Chanson de gestes –oubliés, mis au rebut, injurieux, réprimés, automatiques, de séduction– lexique muet qui dit nos nouvelles manies, nos censures corporelles, nos abandons, nos égarements…
La rame de métro semble s’être figée sur une seule position, pétrifiée. Plus aucun regard. Tous ont la tête basse, les paupières baissées. Tous tiennent entre leurs mains recueillies un objet qui, de loin, nous paraît ressembler à un missel, en tout cas un livre sacré. L’heure est sans doute aux prières. La posture de chacun est celle de la dévotion, de la soumission à un ordre, une autorité supérieure, suprême. Personne ne bouge.
Nous tentons d’attirer l’attention, tout d’abord par des toussotements. Aucun effet. Nous feignons le malaise. Aucune réaction. Nous prenons alors la barre métallique où les mains, parfois les moins lavées, s’accrochent, pour la transformer en un agrès de sexy pole dance. Pas un battement de cil, pas une paupière qui se relève. Les textes sacrés doivent contenir à n’en pas douter quelques pages licencieuses, des dessins suggestifs.

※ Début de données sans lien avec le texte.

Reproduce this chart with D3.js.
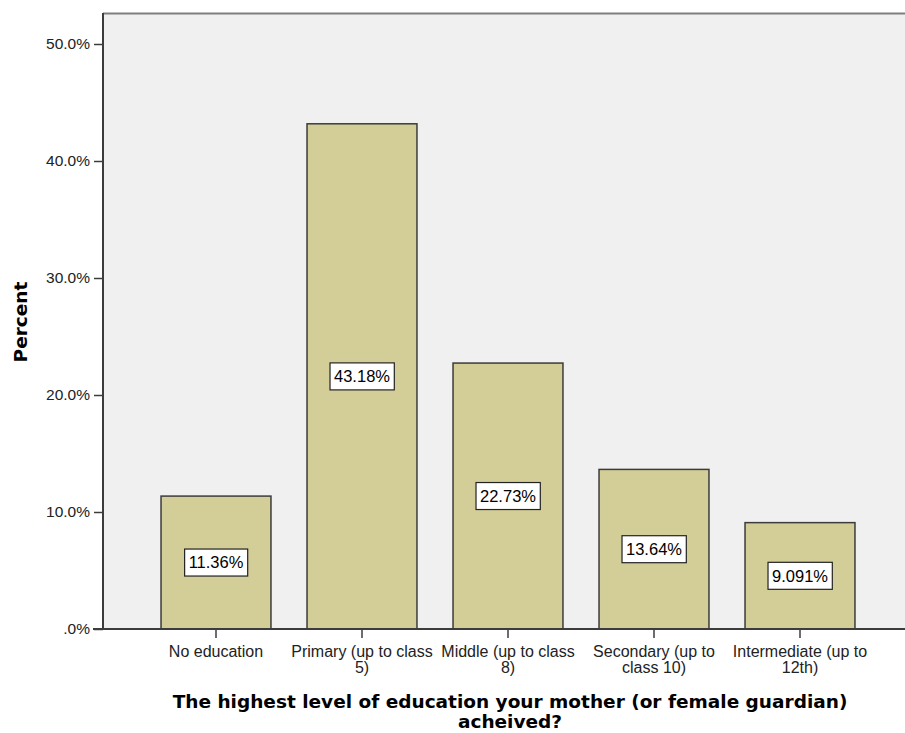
<!DOCTYPE html>
<html>
<head>
<meta charset="utf-8">
<script src="https://cdn.jsdelivr.net/npm/d3@7"></script>
<style>
  body { margin: 0; background: #fff; }
  text { font-family: "Liberation Sans", Arial, sans-serif; }
  text.title { font-family: "DejaVu Sans", Verdana, sans-serif; font-weight: bold; }
</style>
</head>
<body>
<div id="chart"></div>
<script>
// adatok
const categories = [
  ['No education'],
  ['Primary (up to class', '5)'],
  ['Middle (up to class', '8)'],
  ['Secondary (up to', 'class 10)'],
  ['Intermediate (up to', '12th)']
];
const percents = [11.36, 43.18, 22.73, 13.64, 9.091];
const valueLabels = ['11.36%', '43.18%', '22.73%', '13.64%', '9.091%'];
const yTicks = [0, 10, 20, 30, 40, 50];
const yTickLabels = ['.0%', '10.0%', '20.0%', '30.0%', '40.0%', '50.0%'];
const xTitle = ['The highest level of education your mother (or female guardian)', 'acheived?'];
const yTitle = 'Percent';

const width = 905, height = 733;
const plot = { left: 103, top: 13, right: 905, bottom: 629 };

const svg = d3.select('#chart').append('svg')
  .attr('width', width)
  .attr('height', height);

const x = d3.scaleBand()
  .domain(d3.range(categories.length))
  .range([143, 873])
  .paddingInner(0.247)
  .paddingOuter(0.1235);

const y = d3.scaleLinear()
  .domain([0, 52.65])
  .range([plot.bottom, plot.top]);

// háttér
svg.append('rect')
  .attr('x', plot.left)
  .attr('y', plot.top)
  .attr('width', plot.right - plot.left)
  .attr('height', plot.bottom - plot.top)
  .attr('fill', '#f0f0f0');

// felső keret
svg.append('line')
  .attr('x1', plot.left).attr('x2', plot.right)
  .attr('y1', plot.top + 0.5).attr('y2', plot.top + 0.5)
  .attr('stroke', '#7f7f7f')
  .attr('stroke-width', 2);

// oszlopok
svg.append('g').selectAll('rect')
  .data(percents)
  .join('rect')
  .attr('x', (d, i) => x(i))
  .attr('y', d => y(d))
  .attr('width', x.bandwidth())
  .attr('height', d => y(0) - y(d))
  .attr('fill', '#d3ce97')
  .attr('stroke', '#3c3c3c')
  .attr('stroke-width', 1.5);

// értékcímkék
const lbl = svg.append('g').selectAll('g')
  .data(percents)
  .join('g')
  .attr('transform', (d, i) => `translate(${x(i) + x.bandwidth() / 2},${(y(d) + y(0)) / 2})`);
lbl.append('text')
  .attr('text-anchor', 'middle')
  .attr('dy', '0.36em')
  .attr('font-size', '16.5px')
  .attr('fill', '#000')
  .text((d, i) => valueLabels[i]);
lbl.each(function () {
  const g = d3.select(this);
  const bb = g.select('text').node().getBBox();
  g.insert('rect', 'text')
    .attr('x', bb.x - 4)
    .attr('y', -13.5)
    .attr('width', bb.width + 8)
    .attr('height', 27)
    .attr('fill', '#fff')
    .attr('stroke', '#222')
    .attr('stroke-width', 1.2);
});

// y tengely
const yAxis = svg.append('g')
  .attr('transform', `translate(${plot.left},0)`)
  .call(d3.axisLeft(y).tickValues(yTicks).tickSize(9).tickPadding(4)
    .tickFormat((d, i) => yTickLabels[i]));
yAxis.select('.domain').remove();
yAxis.selectAll('.tick line').attr('stroke', '#3c3c3c').attr('stroke-width', 1.5);
yAxis.selectAll('.tick text')
  .attr('font-size', '15.5px')
  .attr('fill', '#222');
svg.append('line')
  .attr('x1', plot.left).attr('x2', plot.left)
  .attr('y1', plot.top).attr('y2', plot.bottom)
  .attr('stroke', '#3c3c3c')
  .attr('stroke-width', 2);

// x tengely
const xAxis = svg.append('g')
  .attr('transform', `translate(0,${plot.bottom})`)
  .call(d3.axisBottom(x).tickSize(9).tickFormat(''));
xAxis.select('.domain').remove();
xAxis.selectAll('.tick line').attr('stroke', '#3c3c3c').attr('stroke-width', 1.5);
svg.append('line')
  .attr('x1', plot.left - 10).attr('x2', plot.right)
  .attr('y1', plot.bottom).attr('y2', plot.bottom)
  .attr('stroke', '#3c3c3c')
  .attr('stroke-width', 2);

// kategória feliratok (két sor)
svg.append('g').selectAll('text')
  .data(categories)
  .join('text')
  .attr('x', (d, i) => x(i) + x.bandwidth() / 2)
  .attr('y', 657)
  .attr('text-anchor', 'middle')
  .attr('font-size', '16px')
  .attr('fill', '#222')
  .each(function (d) {
    const t = d3.select(this);
    d.forEach((line, j) => {
      t.append('tspan')
        .attr('x', t.attr('x'))
        .attr('dy', j === 0 ? 0 : 16)
        .text(line);
    });
  });

// tengelycímek
svg.append('text')
  .attr('class', 'title')
  .attr('text-anchor', 'middle')
  .attr('font-size', '18.5px')
  .attr('fill', '#000')
  .selectAll('tspan')
  .data(xTitle)
  .join('tspan')
  .attr('x', 510)
  .attr('y', (d, i) => 708 + i * 20)
  .text(d => d);

svg.append('text')
  .attr('class', 'title')
  .attr('transform', `translate(27,322) rotate(-90)`)
  .attr('text-anchor', 'middle')
  .attr('font-size', '18.5px')
  .attr('fill', '#000')
  .text(yTitle);
</script>
</body>
</html>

Désabusée, nous finissons par nous asseoir en essayant d’adopter la même position, les mains vides, les yeux rivés sur nos paumes ouvertes, vierges. Long temps de méditation, histoire de nous insérer dans la communauté des têtes basses. Et là, brusquement, rompant l’harmonie si difficilement acquise, l’un se met à taper violemment sur son missel, à l’aide de l’index. D’autres suivent, les plus jeunes avec leurs pouces, à toute allure. Ils frappent leurs paumes, pris d’un dégoût subit pour les textes qu’ils semblaient vénérer.
C’est là qu’avec stupeur, sans pour le coup oser lever la tête, rouge de honte, nous constatons que les livres sacrés n’étaient autres que des téléphones portables et qu’en guise de dessins osés, il n’y avait que des petits bonshommes ou des cases à déplacer pour gagner un jeu, pour battre son record de la veille. Avec autant d’effroi, nous relevons que certains ne sont pas intégrés dans la communauté. Rares, les uns font encore des mots croisés, d’autres du sudoku, d’autres encore – de plus en plus nombreux – des coloriages pour adultes avec des dessins originaux créés par Leen Margot, Cathy M, Mizu et autres artistes.
Nous n’espérons pas un clin d’œil, manifestation physique devenue obsolète, nous sommes prête à accepter un simple regard, même furtif. Rien, aucune paupière n’a frémi. Ite missa est. Nous n’avons plus qu’à envoyer des mails ou des sms, au cas où, dans nos réseaux sociaux, l’un ou l’autre consentirait à lever les yeux sur nous. Du moins sur notre photo. Et si, comme le révèle une enquête, chacun consulte en moyenne son portable 220 fois par jour, alors nous aurons une petite chance.